Клиника частная, по выходным работает. И даже если приёмные часы уже кем-то заняты, от двухминутной консультации в коридоре точно не отвертится. Зря я на журналиста училась, что ли? Сначала на горячей маникенщице потренируюсь, а уж как с ней закончу, за светилу наук возьмусь.

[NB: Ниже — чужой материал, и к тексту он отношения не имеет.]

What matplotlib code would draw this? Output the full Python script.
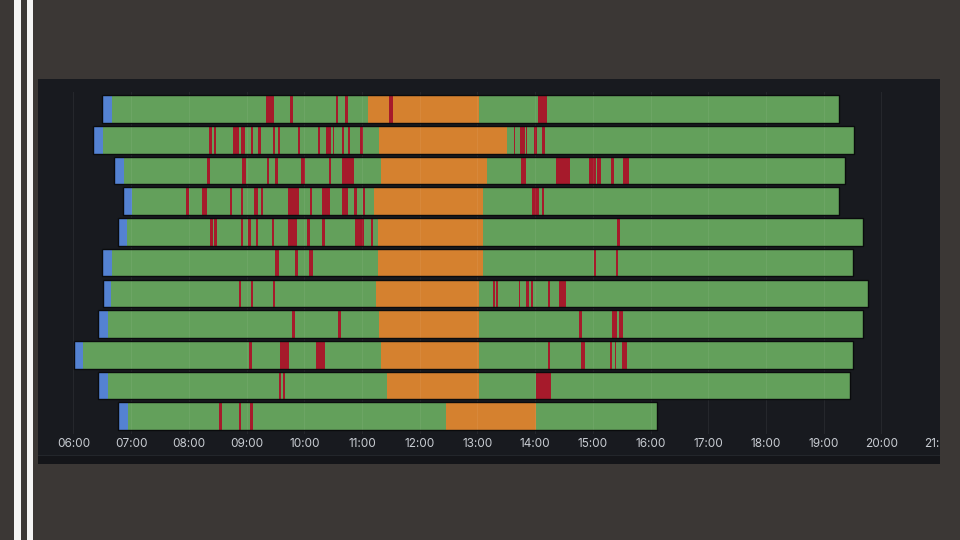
import matplotlib
matplotlib.use("Agg")
import matplotlib.pyplot as plt
from matplotlib.patches import Rectangle

# ---------------- data (hours of day) ----------------
hours = list(range(6, 22))
tick_labels = [f"{h:02d}:00" for h in hours]

row_start   = [6.50, 6.34, 6.70, 6.85, 6.78, 6.50, 6.51, 6.43, 6.01, 6.43, 6.78]
login_end   = [6.67, 6.51, 6.88, 7.01, 6.92, 6.67, 6.65, 6.60, 6.16, 6.60, 6.95]
lunch_start = [11.11, 11.30, 11.33, 11.20, 11.27, 11.28, 11.25, 11.30, 11.33, 11.44, 12.45]
lunch_end   = [13.02, 13.51, 13.17, 13.09, 13.09, 13.09, 13.02, 13.02, 13.02, 13.02, 14.02]
row_end     = [19.27, 19.53, 19.37, 19.27, 19.69, 19.51, 19.77, 19.69, 19.51, 19.45, 16.11]

alerts_r1 = [(9.34, 9.42), (9.43, 9.48), (9.76, 9.80), (10.55, 10.58), (10.71, 10.75),
             (11.46, 11.53), (14.05, 14.20)]
alerts_r2 = [(8.35, 8.40), (8.44, 8.47), (8.76, 8.87), (8.90, 8.97), (9.07, 9.11),
             (9.20, 9.25), (9.46, 9.50), (9.54, 9.58), (9.89, 9.93), (10.24, 10.27),
             (10.37, 10.47), (10.50, 10.52), (10.65, 10.69), (10.76, 10.79), (10.97, 11.01),
             (13.63, 13.66), (13.74, 13.82), (13.84, 13.86), (13.98, 14.03), (14.12, 14.17)]
alerts_r3 = [(8.32, 8.37), (8.92, 8.99), (9.35, 9.39), (9.50, 9.54), (9.95, 10.02),
             (10.42, 10.46), (10.65, 10.68), (10.69, 10.86), (13.75, 13.80), (13.81, 13.85),
             (14.36, 14.60), (14.93, 15.05), (15.07, 15.10), (15.11, 15.14), (15.32, 15.36),
             (15.52, 15.63)]
alerts_r4 = [(7.95, 8.01), (8.23, 8.31), (8.71, 8.75), (8.90, 8.94), (9.12, 9.19),
             (9.25, 9.29), (9.72, 9.90), (10.10, 10.14), (10.31, 10.45), (10.65, 10.75),
             (10.87, 10.91), (11.02, 11.06), (13.95, 14.06), (14.12, 14.15)]
alerts_r5 = [(8.37, 8.41), (8.44, 8.48), (8.90, 8.94), (9.02, 9.07), (9.16, 9.20),
             (9.44, 9.48), (9.72, 9.88), (10.05, 10.10), (10.31, 10.36), (10.88, 11.03),
             (11.15, 11.19), (15.42, 15.48)]
alerts_r6 = [(9.49, 9.56), (9.84, 9.89), (10.09, 10.15), (15.02, 15.06), (15.40, 15.44)]
alerts_r7 = [(8.87, 8.90), (9.07, 9.11), (9.45, 9.49), (13.27, 13.30), (13.33, 13.36),
             (13.72, 13.74), (13.85, 13.89), (13.93, 13.96), (14.22, 14.25), (14.41, 14.53)]
alerts_r8 = [(9.79, 9.84), (10.59, 10.63), (14.76, 14.81), (15.34, 15.42), (15.45, 15.52)]
alerts_r9 = [(9.05, 9.09), (9.58, 9.74), (10.20, 10.36), (14.22, 14.26), (14.80, 14.86),
             (15.30, 15.34), (15.39, 15.41), (15.51, 15.59)]
alerts_r10 = [(9.57, 9.60), (9.63, 9.66), (14.01, 14.27)]
alerts_r11 = [(8.53, 8.57), (8.87, 8.90), (9.06, 9.11)]

alerts = [alerts_r1, alerts_r2, alerts_r3, alerts_r4, alerts_r5, alerts_r6,
          alerts_r7, alerts_r8, alerts_r9, alerts_r10, alerts_r11]

# ---------------- style ----------------
SLIDE = "#3b3735"
PANEL = "#181a1f"
GREEN = "#63a05b"
RED = "#a61a2b"
ORANGE = "#d5812f"
BLUE = "#5482d2"
EDGE = "#0a0b0d"
TXT = "#c8ccd2"

W, H = 960, 540
fig = plt.figure(figsize=(9.6, 5.4), dpi=100, facecolor=SLIDE)

def fig_rect(x0, y0, x1, y1, color, z):
    fig.add_artist(Rectangle((x0 / W, 1 - y1 / H), (x1 - x0) / W, (y1 - y0) / H,
                             transform=fig.transFigure, facecolor=color,
                             edgecolor="none", zorder=z))

# slide decorations
fig_rect(14, 0, 20.5, 540, "#f4f4f4", -2)
fig_rect(26.5, 0, 33, 540, "#f4f4f4", -2)
# panel
fig_rect(38, 79, 940, 464, PANEL, -1)
fig_rect(38, 455, 940, 456, "#23262b", -1)
fig_rect(38, 456, 940, 464, "#141519", -1)

# axes (x 40..940 px, y 92..434 px)
ax = fig.add_axes([40 / W, 1 - 434 / H, 900 / W, 342 / H])
ax.set_facecolor("none")
ax.set_xlim(5.42, 21.017)
ax.set_ylim(10.576, -0.553)

bh = 0.9
for i in range(len(row_start)):
    y0 = i - bh / 2
    ax.broken_barh([(login_end[i], row_end[i] - login_end[i])], (y0, bh),
                   facecolors=GREEN, edgecolor="none", zorder=2)
    ax.broken_barh([(row_start[i], login_end[i] - row_start[i])], (y0, bh),
                   facecolors=BLUE, edgecolor="none", zorder=2)
    ax.broken_barh([(lunch_start[i], lunch_end[i] - lunch_start[i])], (y0, bh),
                   facecolors=ORANGE, edgecolor="none", zorder=3)
    ax.broken_barh([(a, b - a) for a, b in alerts[i]], (y0, bh),
                   facecolors=RED, edgecolor="none", zorder=4)
    ax.add_patch(Rectangle((row_start[i], y0), row_end[i] - row_start[i], bh,
                           fill=False, edgecolor=EDGE, linewidth=1.0, zorder=6))

for h in hours[:-1]:
    ax.axvline(h, color="white", alpha=0.06, linewidth=0.8, zorder=5)

ax.set_xticks(hours)
ax.set_xticklabels(tick_labels, fontfamily="Inter", fontsize=8.5, color=TXT)
ax.tick_params(axis="x", length=0, pad=3)
ax.set_yticks([])
for s in ax.spines.values():
    s.set_visible(False)

# slide background to the right of the panel (clips the last tick label)
fig_rect(940, 0, 960, 540, SLIDE, 10)

fig.savefig("out.png", dpi=100, facecolor=SLIDE)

– Ты же, кажется, к психологу по субботам ходишь? Вот и я с тобой. Подожду, пока он тебе мозги на место вставит и Пивоварова подкараулю.
– Вась...
– И не отговаривай! Лучше вон воду пей, а потом отдыхать иди. Посуду сама домою.
– А мне кушать?
– и Соньку привлеку. Она как раз в кухню залетела и на стул у окна вскарабкалась.
– Да сиди уже!
– мамке её суетится запрещаю и, повязав фартук вокруг талии, щедрую порцию на тарелку шлёпаю. Вера весь день над ужином корпела, пусть хоть кто-то оценит.

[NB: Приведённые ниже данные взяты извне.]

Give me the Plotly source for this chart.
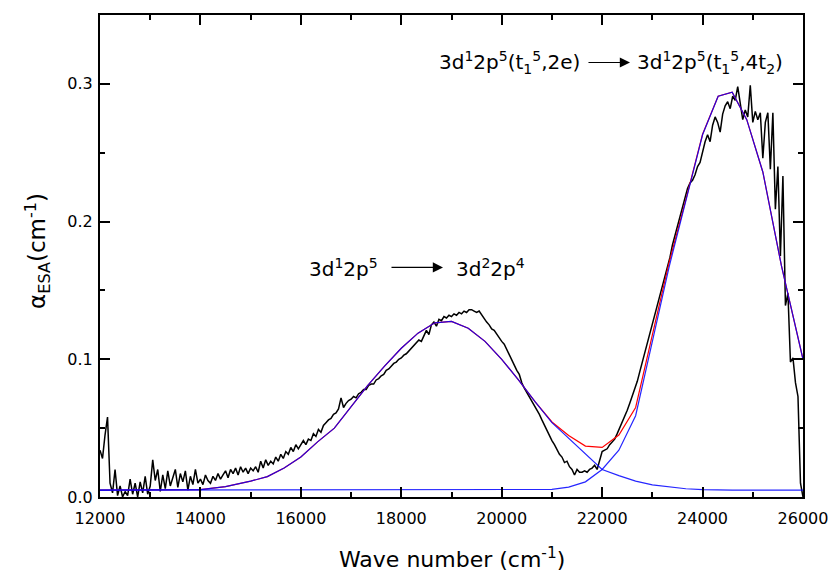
import plotly.graph_objects as go

# ---------------- data ----------------
wn_start, wn_step = 12000, 50
alpha_exp = [
    0.034, 0.028, 0.045, 0.058, 0.010, 0.003, 0.020, 0.001, 0.008, 0.000,
    0.004, 0.001, 0.013, 0.002, 0.010, 0.000, 0.011, 0.003, 0.015, 0.002,
    0.008, 0.027, 0.012, 0.020, 0.004, 0.016, 0.006, 0.019, 0.008, 0.014,
    0.020, 0.007, 0.017, 0.011, 0.019, 0.005, 0.015, 0.009, 0.020, 0.010,
    0.013, 0.009, 0.016, 0.012, 0.010, 0.015, 0.012, 0.017, 0.013, 0.016,
    0.019, 0.014, 0.020, 0.017, 0.021, 0.016, 0.022, 0.018, 0.021, 0.017,
    0.021, 0.019, 0.022, 0.018, 0.026, 0.021, 0.027, 0.023, 0.026, 0.024,
    0.029, 0.026, 0.031, 0.028, 0.033, 0.031, 0.036, 0.033, 0.038, 0.035,
    0.038, 0.041, 0.038, 0.042, 0.041, 0.046, 0.044, 0.049, 0.047, 0.052,
    0.054, 0.056, 0.057, 0.060, 0.061, 0.064, 0.072, 0.065, 0.068, 0.070,
    0.071, 0.073, 0.072, 0.075, 0.076, 0.078, 0.078, 0.081, 0.082, 0.082,
    0.085, 0.086, 0.088, 0.089, 0.092, 0.093, 0.095, 0.097, 0.098, 0.100,
    0.101, 0.103, 0.104, 0.106, 0.108, 0.110, 0.112, 0.114, 0.113, 0.117,
    0.121, 0.118, 0.125, 0.127, 0.124, 0.129, 0.128, 0.131, 0.130, 0.132,
    0.131, 0.133, 0.132, 0.134, 0.133, 0.135, 0.134, 0.136, 0.136, 0.135,
    0.134, 0.135, 0.132, 0.130, 0.127, 0.125, 0.122, 0.121, 0.118, 0.116,
    0.113, 0.111, 0.107, 0.104, 0.100, 0.096, 0.092, 0.089, 0.083, 0.079,
    0.076, 0.072, 0.069, 0.066, 0.063, 0.060, 0.056, 0.052, 0.049, 0.045,
    0.041, 0.038, 0.034, 0.031, 0.029, 0.025, 0.026, 0.022, 0.020, 0.016,
    0.020, 0.018, 0.018, 0.019, 0.018, 0.020, 0.021, 0.023, 0.020, 0.026,
    0.033, 0.034, 0.035, 0.038, 0.040, 0.042, 0.046, 0.050, 0.054, 0.058,
    0.063, 0.068, 0.073, 0.078, 0.084, 0.091, 0.098, 0.104, 0.111, 0.118,
    0.125, 0.131, 0.139, 0.146, 0.154, 0.161, 0.167, 0.174, 0.183, 0.190,
    0.198, 0.205, 0.212, 0.218, 0.224, 0.228, 0.230, 0.234, 0.240, 0.243,
    0.251, 0.258, 0.263, 0.258, 0.270, 0.276, 0.272, 0.265, 0.278, 0.284,
    0.287, 0.282, 0.291, 0.288, 0.298, 0.285, 0.274, 0.281, 0.276, 0.299,
    0.272, 0.280, 0.274, 0.279, 0.246, 0.272, 0.279, 0.238, 0.279, 0.209,
    0.240, 0.175, 0.233, 0.139, 0.148, 0.098, 0.101, 0.083, 0.073, 0.010,
    0.000,
]
wn_exp = [wn_start + wn_step * i for i in range(len(alpha_exp))]

wn_fit = [12000, 12500, 13000, 13500, 14000, 14500, 15000, 15333, 15667, 16000,
          16333, 16667, 17000, 17333, 17667, 18000, 18333, 18667, 19000, 19333,
          19667, 20000, 20333, 20667, 21000, 21333, 21667, 22000, 22333, 22667,
          23000, 23333, 23667, 24000, 24310, 24590, 24880, 25200, 25570, 26000]
band1 = [0.005, 0.005, 0.005, 0.005, 0.0053, 0.0075, 0.0115, 0.0148, 0.021, 0.029,
         0.040, 0.050, 0.0655, 0.081, 0.095, 0.108, 0.119, 0.1265, 0.1275, 0.1225,
         0.113, 0.100, 0.085, 0.069, 0.054, 0.0425, 0.031, 0.020, 0.0155, 0.0115,
         0.0088, 0.0072, 0.006, 0.0054, 0.005, 0.005, 0.005, 0.005, 0.005, 0.005]
band2 = [0.005, 0.005, 0.005, 0.005, 0.005, 0.005, 0.005, 0.005, 0.005, 0.005,
         0.005, 0.005, 0.005, 0.005, 0.005, 0.005, 0.005, 0.005, 0.005, 0.005,
         0.005, 0.005, 0.005, 0.005, 0.0055, 0.0072, 0.011, 0.020, 0.034, 0.059,
         0.114, 0.167, 0.215, 0.263, 0.291, 0.294, 0.274, 0.236, 0.168, 0.100]
fit_sum = [0.005, 0.005, 0.005, 0.005, 0.0053, 0.0075, 0.0115, 0.0148, 0.021, 0.029,
           0.040, 0.050, 0.0655, 0.081, 0.095, 0.108, 0.119, 0.1265, 0.1275, 0.1225,
           0.113, 0.100, 0.085, 0.069, 0.0545, 0.0447, 0.037, 0.036, 0.0450, 0.0650,
           0.1178, 0.1702, 0.216, 0.2634, 0.291, 0.294, 0.274, 0.236, 0.168, 0.100]

x_ticks = [12000, 14000, 16000, 18000, 20000, 22000, 24000, 26000]
x_tick_labels = ["12000", "14000", "16000", "18000", "20000", "22000", "24000", "26000"]
y_ticks = [0.0, 0.1, 0.2, 0.3]
y_tick_labels = ["0.0", "0.1", "0.2", "0.3"]

FONT = "DejaVu Sans"

fig = go.Figure()
fig.add_trace(go.Scatter(x=wn_exp, y=alpha_exp, mode="lines",
                         line=dict(color="black", width=1.5), showlegend=False))
fig.add_trace(go.Scatter(x=wn_fit, y=fit_sum, mode="lines",
                         line=dict(color="#ff0000", width=1.2), showlegend=False))
fig.add_trace(go.Scatter(x=wn_fit, y=band1, mode="lines", opacity=0.85,
                         line=dict(color="#0000ff", width=1.2), showlegend=False))
fig.add_trace(go.Scatter(x=wn_fit, y=band2, mode="lines", opacity=0.85,
                         line=dict(color="#0000ff", width=1.2), showlegend=False))

axis_common = dict(showline=True, linecolor="black", linewidth=2, mirror="ticks",
                   ticks="inside", ticklen=10, tickwidth=1.5, tickcolor="black",
                   showgrid=False, zeroline=False, automargin=False,
                   tickfont=dict(family=FONT, size=16, color="black"))

fig.update_xaxes(range=[12000, 26000], tickvals=x_ticks, ticktext=x_tick_labels,
                 ticklabelstandoff=6,
                 minor=dict(dtick=1000, ticks="inside", ticklen=5, tickwidth=1.5,
                            tickcolor="black", showgrid=False),
                 **axis_common)
fig.update_yaxes(range=[0, 0.35], tickvals=y_ticks, ticktext=y_tick_labels,
                 ticklabelstandoff=2,
                 minor=dict(dtick=0.05, ticks="inside", ticklen=5, tickwidth=1.5,
                            tickcolor="black", showgrid=False),
                 **axis_common)

ann_font = dict(family=FONT, size=20, color="black")
annotations = [
    dict(x=17576, y=0.166, xref="x", yref="y", text="3d<sup>1</sup>2p<sup>5</sup>",
         showarrow=False, xanchor="right", yanchor="middle", font=ann_font),
    dict(x=19050, y=0.166, xref="x", yref="y", text="3d<sup>2</sup>2p<sup>4</sup>",
         showarrow=False, xanchor="left", yanchor="middle", font=ann_font),
    dict(x=18831, y=0.1667, ax=17775, ay=0.1667, xref="x", yref="y", axref="x", ayref="y",
         text="", showarrow=True, arrowhead=2, arrowsize=1.7, arrowwidth=1.2, arrowcolor="black"),
    dict(x=21599, y=0.3155, xref="x", yref="y",
         text="3d<sup>1</sup>2p<sup>5</sup>(t<sub>1</sub><sup>5</sup>,2e)",
         showarrow=False, xanchor="right", yanchor="middle", font=ann_font),
    dict(x=22655, y=0.3155, xref="x", yref="y",
         text="3d<sup>1</sup>2p<sup>5</sup>(t<sub>1</sub><sup>5</sup>,4t<sub>2</sub>)",
         showarrow=False, xanchor="left", yanchor="middle", font=ann_font),
    dict(x=22555, y=0.3155, ax=21698, ay=0.3155, xref="x", yref="y", axref="x", ayref="y",
         text="", showarrow=True, arrowhead=2, arrowsize=1.7, arrowwidth=1.2, arrowcolor="black"),
    dict(x=0.5, y=-0.127, xref="paper", yref="paper", text="Wave number (cm<sup>-1</sup>)",
         showarrow=False, xanchor="center", yanchor="middle",
         font=dict(family=FONT, size=22, color="black")),
    dict(x=-0.09, y=0.51, xref="paper", yref="paper",
         text="α<sub>ESA</sub>(cm<sup>-1</sup>)", textangle=-90,
         showarrow=False, xanchor="center", yanchor="middle",
         font=dict(family=FONT, size=23, color="black")),
]

fig.update_layout(width=831, height=571,
                  margin=dict(l=100, r=28, t=15, b=74, autoexpand=False),
                  paper_bgcolor="white", plot_bgcolor="white",
                  annotations=annotations, showlegend=False)

fig.write_html("out.html", config={"displayModeBar": False},
               post_script="document.body.style.margin='0';document.body.style.overflow='hidden';")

– Жуй, - перед девочкой тарелку ставлю, а сама опять у окна замираю.
Лето вот-вот к концу подойдёт. Солнце уже не жарит, как новомодный гриль, а прохожие всё чаще прячут коленки под джинсами... Месяц его избегаю, а результата ноль.
Уж не знаю, что это: пафос или простое нежелание Панфиловой меня домой приглашать, но для интервью она выбрала лучшее кафе в городе. Здесь за чашку кофе столько берут, что мы с Верой на эти деньги и обед и ужин состряпать можем. Точнее, Вера состряпать, а я над её душой постоять, запоминая, в каком порядке она бросает ингредиенты в кастрюлю.
– Я здесь!
– озираюсь по сторонам, когда миловидная дамочка в кричащем красном брючном костюме приподнимается со стула и машет мне рукой, и хмурая, как туча к её столику бреду. Чёрт, знала бы, оделась поприличней! А то сиди теперь целый час в джинсах с драными коленками и ощущай себя бледной молью!
– Марианна?
– застываю, бегло мазнув взглядом по посетителям, и стоит ей кивнуть, улыбку на лицо цепляю.
– Здравствуйте. Василиса, газета "Новые известия".
Бумага туалетная, а не печатное издание! Зачем девчонке голову морочу? Вон как от важности надулась! Ресницами неестественно длинными хлопает и элегантным взмахом руки мне на стул указывает.